Suppose a standard 8x8 chessboard has two diagonally opposite corners removed, leaving 62 squares. Is it possible to place 31 dominoes of size 2x1 so as to cover all of these squares?

Most considerations of this problem in literature provide solutions "in the conceptual sense" without proofs. John McCarthy proposed it as a hard problem for automated proof systems. In fact, its resolution is exponentially hard.

Packing problem

Packing problems are one area where mathematics meets puzzles (recreational mathematics). Many of these problems stem from real-life packing problems.
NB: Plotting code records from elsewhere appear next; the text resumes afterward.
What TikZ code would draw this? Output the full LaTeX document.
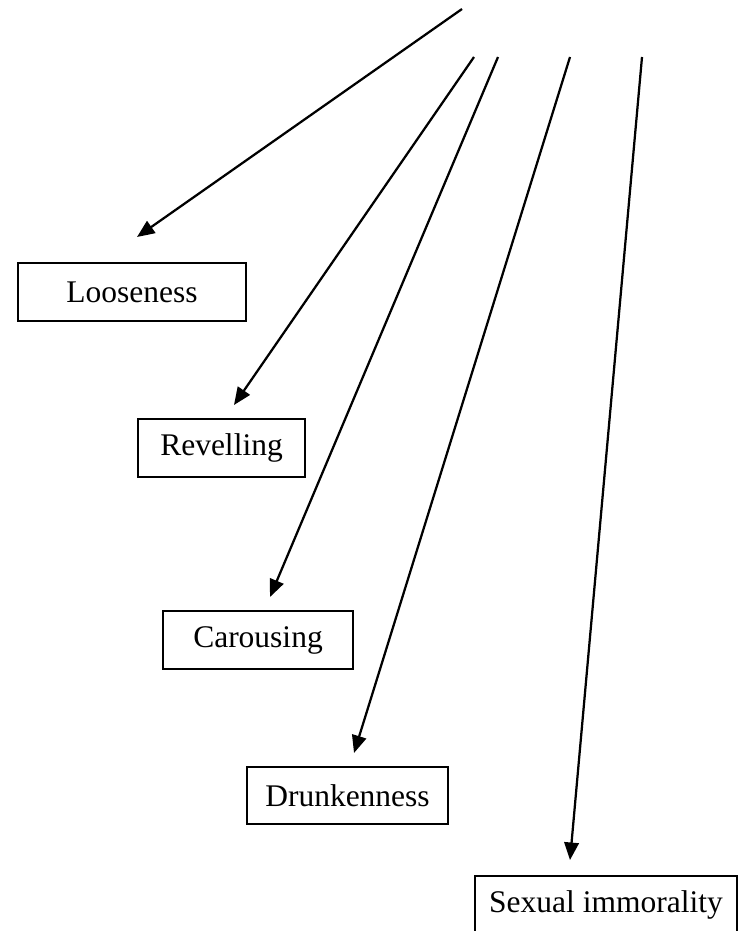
\documentclass[tikz,border=0pt]{standalone}
\usepackage{fontspec}
\setmainfont{Liberation Serif}
\usepackage{tikz}
\usetikzlibrary{arrows.meta}

\begin{document}
\begin{tikzpicture}[x=0.4pt,y=-0.4pt,
    sin/.style={draw,line width=0.9pt,inner sep=0pt,font=\fontsize{12.6}{15}\selectfont},
    pointer/.style={line width=0.9pt,-{Triangle[length=7pt,width=5.8pt]}}]
    \useasboundingbox (0,0) rectangle (742,931);
    \node[sin,minimum width=91.2pt,minimum height=23.2pt] (loose) at (132,292) {Looseness};
    \node[sin,minimum width=66.8pt,minimum height=23.2pt] (revel) at (221.5,448) {Revelling};
    \node[sin,minimum width=76pt,minimum height=23.2pt] (carouse) at (258,640) {Carousing};
    \node[sin,minimum width=80.4pt,minimum height=22.8pt] (drunk) at (347.5,795.5) {Drunkenness};
    \node[sin,minimum width=104.8pt,minimum height=23.2pt] (immoral) at (606,905) {Sexual immorality};
    \coordinate (s1) at (462,9);   \coordinate (t1) at (137,237);
    \coordinate (s2) at (474,57);  \coordinate (t2) at (234,405);
    \coordinate (s3) at (498,57);  \coordinate (t3) at (270,597);
    \coordinate (s4) at (570,57);  \coordinate (t4) at (354,753);
    \coordinate (s5) at (642,57);  \coordinate (t5) at (570,860);
    \draw[pointer] (s1) -- (t1);
    \draw[pointer] (s2) -- (t2);
    \draw[pointer] (s3) -- (t3);
    \draw[pointer] (s4) -- (t4);
    \draw[pointer] (s5) -- (t5);
  \end{tikzpicture}
\end{document}
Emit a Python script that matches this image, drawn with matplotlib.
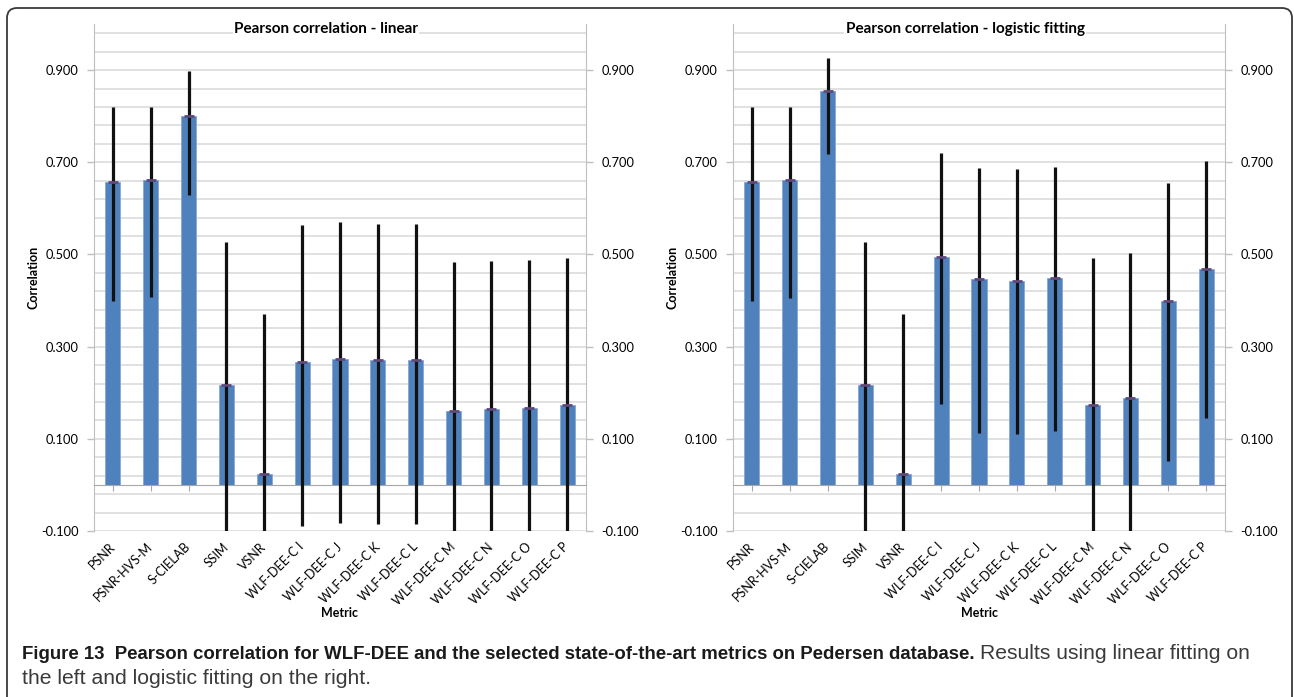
import matplotlib
matplotlib.use('Agg')
import matplotlib.pyplot as plt
import numpy as np
from matplotlib.ticker import MultipleLocator, FormatStrFormatter
from matplotlib.patches import FancyBboxPatch
from matplotlib.transforms import IdentityTransform

# metric names on the x axis
metrics = ['PSNR', 'PSNR-HVS-M', 'S-CIELAB', 'SSIM', 'VSNR',
           'WLF-DEE-C I', 'WLF-DEE-C J', 'WLF-DEE-C K', 'WLF-DEE-C L',
           'WLF-DEE-C M', 'WLF-DEE-C N', 'WLF-DEE-C O', 'WLF-DEE-C P']

# linear fitting: correlation and confidence interval ends
linear_r = [0.657, 0.662, 0.801, 0.217, 0.024, 0.267, 0.274, 0.272, 0.272,
            0.161, 0.165, 0.167, 0.174]
linear_lo = [0.400, 0.407, 0.628, -0.144, -0.327, -0.089, -0.083, -0.085, -0.085,
             -0.200, -0.196, -0.194, -0.187]
linear_hi = [0.819, 0.821, 0.899, 0.527, 0.370, 0.564, 0.570, 0.567, 0.567,
             0.483, 0.485, 0.489, 0.493]

# logistic fitting
logistic_r = [0.657, 0.662, 0.854, 0.217, 0.024, 0.495, 0.446, 0.443, 0.449,
              0.174, 0.189, 0.398, 0.469]
logistic_lo = [0.400, 0.405, 0.717, -0.144, -0.327, 0.176, 0.112, 0.111, 0.117,
               -0.187, -0.171, 0.052, 0.146]
logistic_hi = [0.819, 0.821, 0.926, 0.527, 0.370, 0.720, 0.688, 0.686, 0.689,
               0.493, 0.504, 0.655, 0.702]

BAR_BLUE = '#4F81BD'
GRID = '#D9D9D9'
AXIS_GRAY = '#BFBFBF'

plt.rcParams['font.family'] = ['Lato', 'DejaVu Sans']
CAPTION_FONTS = ['Liberation Sans Narrow', 'Liberation Sans', 'DejaVu Sans']

W, H = 1294, 697
fig = plt.figure(figsize=(W / 100, H / 100), dpi=100)


def draw_panel(left_px, title, r, lo, hi):
    ax = fig.add_axes([left_px / W, 1 - 531 / H, 492 / W, 507 / H])
    x = np.arange(len(metrics))
    r = np.asarray(r)
    lo = np.asarray(lo)
    hi = np.asarray(hi)

    ax.bar(x, r, width=0.4, color=BAR_BLUE, edgecolor='#86A8D4', linewidth=0.6, zorder=2)
    ax.errorbar(x, r, yerr=[r - lo, hi - r], fmt='none', ecolor='#111111',
                elinewidth=2.3, capsize=0, zorder=3)
    ax.plot(x, r, ls='none', marker='_', ms=7, mew=2, color='#5F497A', zorder=4)

    ax.set_xlim(-0.5, len(metrics) - 0.5)
    ax.set_ylim(-0.1, 1.0)
    ax.yaxis.set_major_locator(MultipleLocator(0.2, offset=0.1))
    ax.yaxis.set_minor_locator(MultipleLocator(0.04, offset=0.02))
    ax.yaxis.set_major_formatter(FormatStrFormatter('%.3f'))
    ax.grid(which='both', axis='y', color=GRID, lw=1.1)
    ax.set_axisbelow(True)

    ax.tick_params(axis='y', which='major', left=True, right=True,
                   labelleft=True, labelright=True, length=5, width=1,
                   color=AXIS_GRAY, labelsize=9.3, pad=6)
    ax.tick_params(axis='y', which='minor', length=0)

    for side in ('left', 'right'):
        ax.spines[side].set_color(AXIS_GRAY)
    ax.spines['top'].set_visible(False)
    # category axis sits on the zero line
    ax.spines['bottom'].set_position(('data', 0))
    ax.spines['bottom'].set_color('#A6A6A6')
    ax.set_xticks(x)
    ax.tick_params(axis='x', length=4, color='#A6A6A6', labelbottom=False)
    ax.set_xlabel('Metric', fontweight='bold', fontsize=9)
    ax.xaxis.set_label_coords(0.5, -(607 - 531) / 507)

    # names go below the plot area
    sec = ax.secondary_xaxis('bottom')
    sec.set_xticks(x, labels=metrics)
    sec.tick_params(length=0, pad=10, labelsize=9)
    sec.spines['bottom'].set_visible(False)
    plt.setp(sec.get_xticklabels(), rotation=45, ha='right', va='center',
             rotation_mode='anchor')

    ax.set_ylabel('Correlation', fontweight='bold', fontsize=9, labelpad=1)
    ax.text(0.5 - 14 / 492, 1 - 5 / 507, title, transform=ax.transAxes,
            ha='center', va='center', fontweight='bold', fontsize=11,
            bbox=dict(facecolor='white', edgecolor='none', pad=1))
    return ax


ax1 = draw_panel(94, 'Pearson correlation - linear', linear_r, linear_lo, linear_hi)
ax2 = draw_panel(733, 'Pearson correlation - logistic fitting',
                 logistic_r, logistic_lo, logistic_hi)

# rounded frame around the figure
frame = FancyBboxPatch((7, -40), 1285, 729, boxstyle='round,pad=0,rounding_size=10',
                       transform=IdentityTransform(), facecolor='none',
                       edgecolor='#3A3A3A', lw=1.3)
fig.add_artist(frame)

# caption
t1 = fig.text(22 / W, 1 - 659 / H,
              'Figure 13  Pearson correlation for WLF-DEE and the selected '
              'state-of-the-art metrics on Pedersen database.',
              fontweight='bold', fontsize=13.4, family=CAPTION_FONTS,
              va='baseline', color='#1A1A1A')
ax1.annotate('Results using linear fitting on', xy=(1, 0), xycoords=t1,
             xytext=(4, 0), textcoords='offset points', va='bottom', ha='left',
             fontsize=15.2, family=CAPTION_FONTS, color='#3A3A3A',
             annotation_clip=False)
fig.text(22 / W, 1 - 684 / H, 'the left and logistic fitting on the right.',
         fontsize=15.2, family=CAPTION_FONTS, va='baseline', color='#3A3A3A')

fig.savefig('out.png', dpi=100)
In a packing problem, you are given:
  • One or more (usually two- or three-dimensional) containers.
  • Several 'goods', some or all of which must be packed into this container.
Usually the packing must be without gaps or overlaps, but in some packing problems the overlapping (of goods with each other and/or with the boundary of the container) is allowed but should be minimised. In others, gaps are allowed, but overlaps are not (usually the total area of gaps has to be minimised).

Dissection puzzle

A dissection puzzle, also called a transformation puzzle is a tiling puzzle where a solver is given a set of pieces that can be assembled in different ways to produce two or more distinct geometric shapes. The creation of new dissection puzzles is also considered to be a type of dissection puzzle. Puzzles may include various restraints, such as hinged pieces, pieces that can fold, or pieces that can twist. Creators of new dissection puzzles emphasize using a minimum number of pieces, or creating novel situations, such as ensuring that every piece connects to another with a hinge.